Außerdem bestehen erhebliche Zweifel, ob das Versöhnungsabkommen zwischen den rivalisierenden palästinensischen Gruppierungen tatsächlich umgesetzt werden wird. Frühere Versuche, den seit 2007 bestehenden Bruch zwischen den Organisationen zu kitten, waren über Absichtserklärungen nicht hinausgekommen.

Die bisher ergebnislosen Friedensgespräche waren Ende Juli vergangenen Jahres unter Vermittlung von US-Außenminister John Kerry aufgenommen worden und sollten neun Monate dauern. Kerrys Bemühungen um eine Verlängerung der am kommenden Dienstag endenden Verhandlungsfrist blieben so weit erfolglos.

Neben dem vorläufigen Ende der Gespräche kündigte die israelische Regierung auch wirtschaftliche Sanktionen gegen die Palästinenser an. Außenminister Avigdor Lieberman hatte schon zuvor klargestellt, es werde keine Friedensvereinbarung mit einer Palästinenserführung geben, an der auch die radikalislamische Hamas beteiligt ist. In der Erklärung wird auch eine „Reihe von Schritten“ als Reaktion auf den von Israel abgelehnten Beitritt der Palästinenser zu 15 Uno-Konventionen und internationalen Verträgen angekündigt. Damit sind üblicherweise Finanzsanktionen gemeint. Israel hat bereits die Überweisung von Steuer- und Zolleinnahmen gestoppt, die es für die Palästinenser einzieht

Die im Gazastreifen herrschende Palästinenserorganisation Hamas spricht Israel das Existenzrecht ab und will auch gewaltsam gegen Israel vorgehen. Die USA und europäische Länder stufen sie als Terrororganisation ein.

Die USA hatten schon vorab Verständnis für die israelische Haltung geäußert. Es sei schwer denkbar, dass Israel mit jemandem verhandeln werde, der „die Existenz Israels nicht anerkennt“, sagte die Sprecherin des US-Außenamts, Jen Psaki, am Vorabend in Washington.

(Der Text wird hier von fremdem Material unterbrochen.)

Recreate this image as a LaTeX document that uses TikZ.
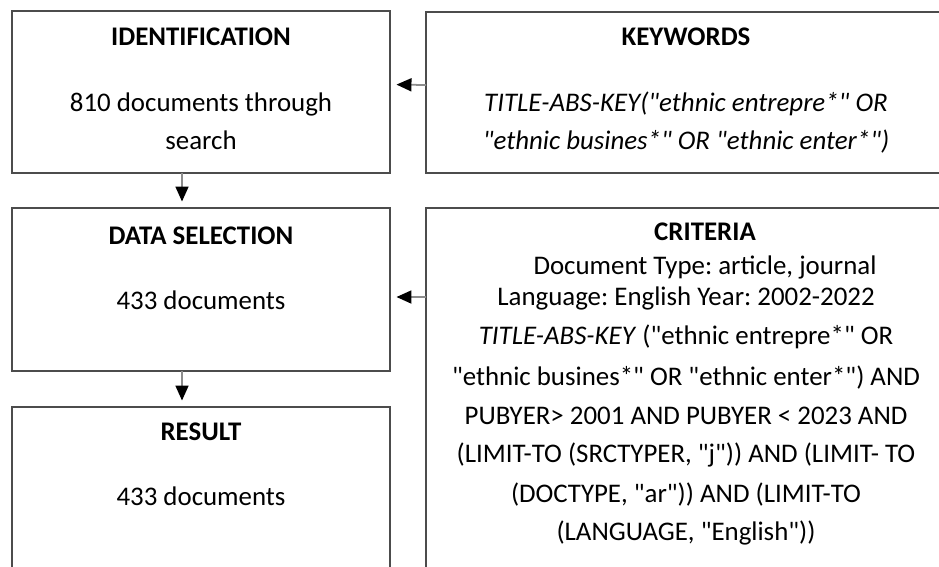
\documentclass[tikz,border=0pt]{standalone}
\usepackage{fontspec}
\setmainfont{Carlito}[Ligatures=TeXOff]
\frenchspacing
\usetikzlibrary{arrows.meta}
\tikzset{
  box/.style={draw=black!70, line width=1pt, inner sep=0pt, outer sep=0pt, fill=white},
  txt/.style={inner sep=0pt, text height=12pt, text depth=3pt, font=\fontsize{15.3}{18}\selectfont},
  ttl/.style={txt, font=\fontsize{15.3}{18}\selectfont\bfseries},
  arr/.style={draw=black!45, line width=1pt, -{Triangle[length=0.3cm,width=0.26cm,color=black]}, shorten >=0.13cm},
}
\begin{document}
\begin{tikzpicture}[x=0.02cm, y=-0.02cm]
  \clip (0,0) rectangle (939,566);
  % boxes
  \node[box, minimum width=7.56cm, minimum height=3.24cm] (ident) at (201,92) {};
  \node[box, minimum width=7.56cm, minimum height=3.26cm] (sel) at (201,289.5) {};
  \node[box, minimum width=7.56cm, minimum height=4.26cm] (res) at (201,513.5) {};
  \node[box, minimum width=10.4cm, minimum height=3.22cm] (kw) at (686,92.5) {};
  \node[box, minimum width=10.4cm, minimum height=8.24cm] (crit) at (686,414) {};
  % titles
  \foreach \nm/\xx/\yy/\lbl in {identT/201/38/IDENTIFICATION, selT/201/237/DATA SELECTION,
      resT/201/433/RESULT, kwT/686/38/KEYWORDS, critT/705/233/CRITERIA}
    \node[ttl] (\nm) at (\xx,\yy) {\lbl};
  % body lines
  \foreach \nm/\xx/\yy/\lbl in {
      identA/201/104/{810 documents through},
      identB/201/142/{search},
      selA/201/302/{433 documents},
      resA/201/498/{433 documents},
      kwA/686/104/{\textit{TITLE-ABS-KEY("ethnic entrepre*" OR}},
      kwB/686/142/{\textit{"ethnic busines*" OR "ethnic enter*")}},
      critA/705/267/{Document Type: article, journal},
      critB/686/298/{Language: English Year: 2002-2022},
      critC/686/337/{\textit{TITLE-ABS-KEY} ("ethnic entrepre*" OR},
      critD/686/378/{"ethnic busines*" OR "ethnic enter*") AND},
      critE/686/417/{PUBYER> 2001 AND PUBYER < 2023 AND},
      critF/686/455/{(LIMIT-TO (SRCTYPER, "j")) AND (LIMIT- TO},
      critG/686/495/{(DOCTYPE, "ar")) AND (LIMIT-TO},
      critH/686/533/{(LANGUAGE, "English"))}}
    \node[txt] (\nm) at (\xx,\yy) {\lbl};
  % arrows
  \draw[arr] ([xshift=-0.38cm]ident.south) -- ([xshift=-0.38cm]sel.north);
  \draw[arr] ([xshift=-0.38cm]sel.south) -- ([xshift=-0.38cm]res.north);
  \draw[arr] ([yshift=0.15cm]kw.west) -- ([yshift=0.15cm]ident.east);
  \draw[arr] ([yshift=-0.15cm]sel.east -| crit.west) -- ([yshift=-0.15cm]sel.east);
\end{tikzpicture}
\end{document}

Palästinensische Funktionäre versuchen zu beschwichtigen

Palästinensische Funktionäre äußerten sich beschwichtigend zu den Konsequenzen einer möglichen Versöhnung. Das hochrangige Mitglied der PLO, Dschibril Radschub, betonte, die Palästinenser würden auch nach einer Versöhnung weiter die Zwei-Staaten-Lösung anstreben, auf Gewalt verzichten und Israels Existenzrecht anerkennen.

Der Vize-Beauftragte der Hamas für die Außenbeziehungen, Gazi Hamad, sagte im israelischen Rundfunk, seine Organisation würde einen Palästinenserstaat in den Grenzen von 1967 akzeptieren. Aber er sei überzeugt, dass Israel keinen Frieden wolle.

Der Chefunterhändler der Palästinenser, Saeb Erekat, hatte sich schon vor Aussetzung der Gespräche enttäuscht über Israels Reaktion geäußert. „Netanjahu und seine Regierung haben den innerpalästinensischen Streit immer als Vorwand missbraucht, um keinen Frieden schließen zu müssen. Jetzt wollen sie die Versöhnung zum gleichen Zweck nutzen. Das ist völlig absurd“, zitierte ihn die amtliche palästinensische Nachrichtenagentur Wafa. Erekat erklärte, die Aussöhnung zwischen den beiden rivalisierenden Palästinenserorganisationen sei eine interne Angelegenheit. „Israel hat kein Recht, sich in dieses Thema einzumischen“, sagte er und bezeichnete mögliche Sanktionen Israels als „Piraterie“. Die palästinensischen Steuereinnahmen stünden den Palästinensern zu.

Die von Israel eingehobenen Steuer- und Zolleinnahmen machen im Monat rund 100 Millionen Dollar aus – Geld, das die Palästinensische Autonomiebehörde von Abbas am Leben hält. Der Palästinenserpräsident hatte bei Treffen mit Vertretern der Arabischen Liga zuletzt die Zusicherung bekommen, dass deren Mitgliedsländer einspringen würden, sollte Israel die Zahlungen einstellen. Allerdings haben sich einige der arabischen Geberstaaten in der Vergangenheit an ähnliche Verpflichtungen nicht gehalten.